…I contend that the words in Exodus xii. 19, “that which is leavened,” which in Hebrew are rendered מַחְמֶצֶת, or machmetzeth, was a beer similar to the modern Egyptian paste or bread beer (Boosa), now used both as a beer and as a leaven or bread-raiser. During the epoch of the Israelites in the “land flowing with milk and honey,” it is not improbable that a beer of so inferior a taste as that of the Egyptian bondage may have ceased to exist, much in the same manner as the ale of the present day differs from that of our Saxon forefathers. The beer made by the Israelites in Egypt during their hardest of slaveries could only have been of the poorest description, and must not therefore be regarded as identical with the “leaven ” forbidden to be eaten with the meat-offering of the later and luxuriant period of the hierarchy, or with the bière de luxe, the Egyptian Hek.
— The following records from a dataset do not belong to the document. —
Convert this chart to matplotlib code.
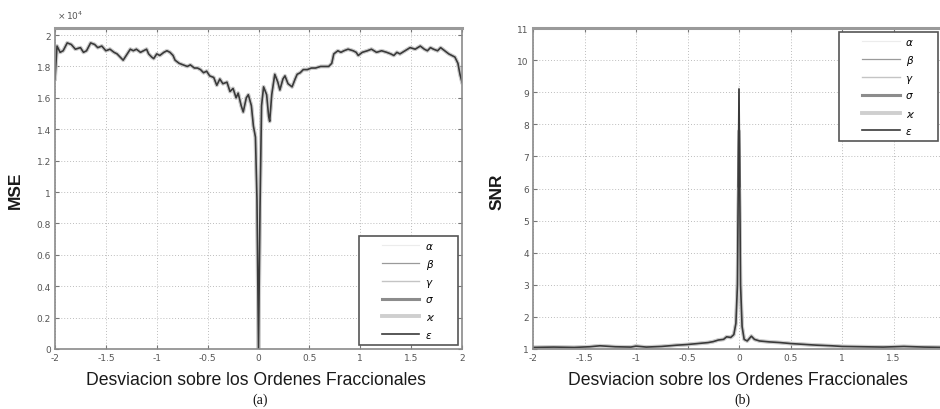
import matplotlib
matplotlib.use("Agg")
import matplotlib.pyplot as plt
from matplotlib.legend_handler import HandlerLine2D

# Fractional-order deviation grid and MSE (in units of 10^4)
mse_x = [-2.00, -1.98, -1.95, -1.92, -1.88, -1.84, -1.80, -1.75, -1.72, -1.69,
         -1.65, -1.61, -1.58, -1.54, -1.50, -1.46, -1.42, -1.39, -1.36, -1.33,
         -1.30, -1.26, -1.23, -1.20, -1.16, -1.13, -1.10, -1.08, -1.05, -1.03,
         -1.00, -0.97, -0.93, -0.90, -0.87, -0.84, -0.82, -0.78, -0.74, -0.70,
         -0.67, -0.63, -0.60, -0.57, -0.54, -0.51, -0.48, -0.44, -0.41, -0.38,
         -0.35, -0.31, -0.28, -0.25, -0.22, -0.20, -0.17, -0.15, -0.12, -0.10,
         -0.07, -0.05, -0.03, -0.015, 0.0, 0.015, 0.03, 0.05, 0.08, 0.10,
         0.11, 0.13, 0.16, 0.19, 0.21, 0.24, 0.26, 0.29, 0.33, 0.36,
         0.38, 0.41, 0.44, 0.48, 0.52, 0.56, 0.61, 0.65, 0.69, 0.72,
         0.74, 0.78, 0.81, 0.84, 0.88, 0.93, 0.96, 0.98, 1.02, 1.07,
         1.11, 1.16, 1.21, 1.26, 1.30, 1.33, 1.36, 1.39, 1.44, 1.49,
         1.54, 1.59, 1.63, 1.66, 1.69, 1.72, 1.76, 1.79, 1.83, 1.87,
         1.90, 1.93, 1.96, 1.98, 2.00]
mse_val = [1.72, 1.93, 1.89, 1.90, 1.95, 1.94, 1.91, 1.92, 1.89, 1.90,
           1.95, 1.94, 1.92, 1.93, 1.90, 1.91, 1.89, 1.88, 1.86, 1.84,
           1.87, 1.91, 1.90, 1.91, 1.89, 1.90, 1.91, 1.88, 1.86, 1.85,
           1.88, 1.87, 1.89, 1.90, 1.89, 1.87, 1.84, 1.82, 1.81, 1.80,
           1.81, 1.79, 1.79, 1.78, 1.76, 1.77, 1.74, 1.73, 1.68, 1.72,
           1.69, 1.70, 1.64, 1.66, 1.60, 1.63, 1.55, 1.51, 1.60, 1.62,
           1.55, 1.42, 1.35, 0.95, 0.00, 0.90, 1.55, 1.67, 1.62, 1.48,
           1.45, 1.62, 1.75, 1.70, 1.65, 1.72, 1.74, 1.69, 1.67, 1.72,
           1.75, 1.76, 1.78, 1.78, 1.79, 1.79, 1.80, 1.80, 1.80, 1.82,
           1.88, 1.90, 1.89, 1.90, 1.91, 1.90, 1.89, 1.87, 1.89, 1.90,
           1.91, 1.89, 1.90, 1.89, 1.88, 1.87, 1.89, 1.88, 1.90, 1.92,
           1.91, 1.93, 1.91, 1.90, 1.92, 1.91, 1.90, 1.92, 1.90, 1.88,
           1.87, 1.86, 1.82, 1.75, 1.70]

# SNR curve (shared away from zero) and the peak reached by each parameter at zero
snr_x = [-2.00, -1.80, -1.60, -1.45, -1.35, -1.20, -1.05, -1.00, -0.90, -0.75,
         -0.60, -0.50, -0.40, -0.30, -0.25, -0.20, -0.15, -0.12, -0.08, -0.05,
         -0.03, -0.015, 0.0, 0.015, 0.03, 0.05, 0.08, 0.12, 0.15, 0.20,
         0.30, 0.40, 0.50, 0.60, 0.75, 0.90, 1.00, 1.20, 1.40, 1.60,
         1.80, 2.00]
snr_val = [1.05, 1.06, 1.05, 1.07, 1.10, 1.07, 1.06, 1.09, 1.06, 1.08,
           1.12, 1.14, 1.17, 1.20, 1.23, 1.28, 1.30, 1.38, 1.36, 1.45,
           1.80, 3.00, None, 3.00, 1.70, 1.30, 1.25, 1.40, 1.30, 1.25,
           1.22, 1.20, 1.17, 1.15, 1.12, 1.10, 1.08, 1.07, 1.06, 1.08,
           1.06, 1.05]
snr_peak = [9.2, 9.1, 8.5, 7.8, 6.0, 9.1]

params = ["α", "β", "γ", "σ", "ϰ", "ε"]
colors = ["#ececec", "#9a9a9a", "#c4c4c4", "#8c8c8c", "#cfcfcf", "#3a3a3a"]
widths = [0.8, 0.9, 1.0, 2.2, 2.8, 1.2]

xticks = [-2, -1.5, -1, -0.5, 0, 0.5, 1, 1.5, 2]
xtick_labels = ["-2", "-1.5", "-1", "-0.5", "0", "0.5", "1", "1.5", "2"]
mse_ticks = [0, 0.2, 0.4, 0.6, 0.8, 1.0, 1.2, 1.4, 1.6, 1.8, 2.0]
mse_tick_labels = ["0", "0.2", "0.4", "0.6", "0.8", "1", "1.2", "1.4", "1.6", "1.8", "2"]
snr_ticks = list(range(1, 12))

W, H = 940, 410
fig = plt.figure(figsize=(W / 100, H / 100), dpi=100)

def px(x0, y0, x1, y1):
    return [x0 / W, 1 - y1 / H, (x1 - x0) / W, (y1 - y0) / H]

ax1 = fig.add_axes(px(55, 29, 462, 350))
ax2 = fig.add_axes(px(533, 29, 945, 350))

tick_col = "#555555"
frame_col = "#8a8a8a"

def style(ax, labels):
    ax.grid(True, linestyle=(0, (1, 2)), color="#bdbdbd", linewidth=0.7)
    ax.tick_params(direction="in", length=3, width=0.8, color="#777777",
                   labelsize=6.5, labelcolor=tick_col, top=True, right=True, pad=3)
    for s in ax.spines.values():
        s.set_color(frame_col)
        s.set_linewidth(1.2)
    ax.spines["top"].set_linewidth(2.2)
    ax.spines["top"].set_color("#9a9a9a")
    ax.set_xticks(xticks)
    ax.set_xticklabels(labels)
    ax.set_xlim(-2, 2)

pad = "\u2003   "

# (a) MSE
for lab, c, lw in zip(params, colors, widths):
    ax1.plot(mse_x, mse_val, color=c, lw=lw, label=lab + pad)
style(ax1, xtick_labels)
ax1.set_ylim(0, 2.045)
ax1.set_yticks(mse_ticks)
ax1.set_yticklabels(mse_tick_labels)

# (b) SNR; the rightmost tick sits past the figure edge
for lab, c, lw, pk in zip(params, colors, widths, snr_peak):
    yv = [pk if v is None else v for v in snr_val]
    ax2.plot(snr_x, yv, color=c, lw=lw, label=lab + pad)
style(ax2, xtick_labels[:-1] + [""])
ax2.set_ylim(1, 11)
ax2.set_yticks(snr_ticks)

leg_kw = dict(frameon=True, fancybox=False, handlelength=5.3,
              handletextpad=0.6, labelspacing=0.75, borderpad=0.5,
              borderaxespad=0.0,
              handler_map={plt.Line2D: HandlerLine2D(xpad=1.7)},
              prop={"family": "DejaVu Sans", "style": "italic", "size": 7.5})
l1 = ax1.legend(loc="lower right", bbox_to_anchor=(0.990, 0.012), **leg_kw)
l2 = ax2.legend(loc="upper right", bbox_to_anchor=(0.983, 0.988), **leg_kw)
for lg in (l1, l2):
    fr = lg.get_frame()
    fr.set_edgecolor("#555555")
    fr.set_linewidth(1.2)
    fr.set_facecolor("white")
    fr.set_alpha(1)

label_font = dict(family="Liberation Sans", color="#1a1a1a")
fig.text(256 / W, 1 - 381 / H, "Desviacion sobre los Ordenes Fraccionales",
         ha="center", va="center", size=12.7, **label_font)
fig.text(738 / W, 1 - 381 / H, "Desviacion sobre los Ordenes Fraccionales",
         ha="center", va="center", size=12.7, **label_font)
fig.text(15 / W, 1 - 190 / H, "MSE", rotation=90, ha="center", va="center",
         weight="bold", size=12.5, **label_font)
fig.text(497 / W, 1 - 192 / H, "SNR", rotation=90, ha="center", va="center",
         weight="bold", size=12.5, **label_font)
fig.text(57 / W, 1 - 16 / H, r"$\times\,10^{4}$", ha="left", va="center",
         fontsize=6.5, color=tick_col)
cap_font = dict(family="Liberation Serif", size=10, color="#111111")
fig.text(260 / W, 1 - 400 / H, "(a)", ha="center", va="center", **cap_font)
fig.text(742 / W, 1 - 400 / H, "(b)", ha="center", va="center", **cap_font)

fig.savefig("out.png", dpi=100)
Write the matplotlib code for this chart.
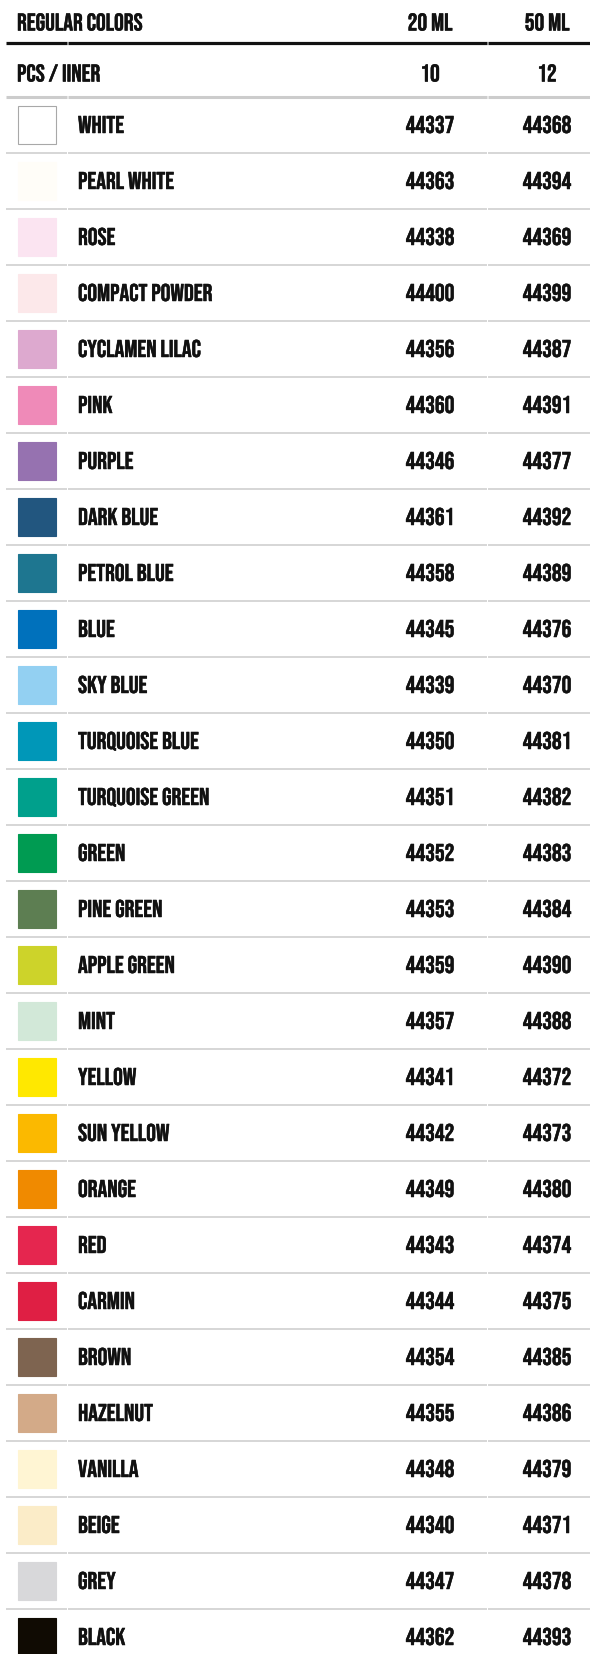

The literal translation of “anything leavened” to mean wine is hardly admissible. Wine was always a luxury in Egypt, even amongst the Egyptians. How, then, can it be supposed to have been drank by the down-trodden Hebrews? The Revised Version of the Bible interpolated with the Hebrew renderings of leaven is given on p. 76, which I would request the reader to refer to at once. It will be observed that the subject matter of the verses 15 and 17 of the English Version is apparently repeated in verses 18, 19, 20; but in the Hebrew Version a new description or word for leaven is introduced. The Jewish authorities translate this word machmetzeth as “something leavened or fermented, literally what causes to ferment.” This description fully applies to the eatable beer Boosa. One considerable linguist informs me that this word does not refer to the leaven of dough stale dough—but to some form of it. The most able scholars appear to have been perplexed by these various meanings of leaven. … I will not trouble the general reader on this philological question further than to state that I contend מַחְמֶצֶת, machmetzeth, was the ancient beer of the Hebrews (which could also be used as a leaven to raise dough); that it applies to malt products; and that its mention in verse 19 is the sole mention of beer in the Bible. Leviticus x. 9 reads, “Drink no wine” יַיִן (yayin) “or strong drink,” שֵׁכָר Shechar; but this is interpreted to refer to any strong drink, such as fermented honey, sugar or vegetable juices, beer, &c. These Hebrew words for malted and leavened articles only occur in the Pentateuch; this circumstance alone is sufficient to point to their great antiquity.
James Death, The Beer of the Bible: One of the Hitherto Unknown Leavens of Exodus (London: Trübner & Co., 1887), 55-56.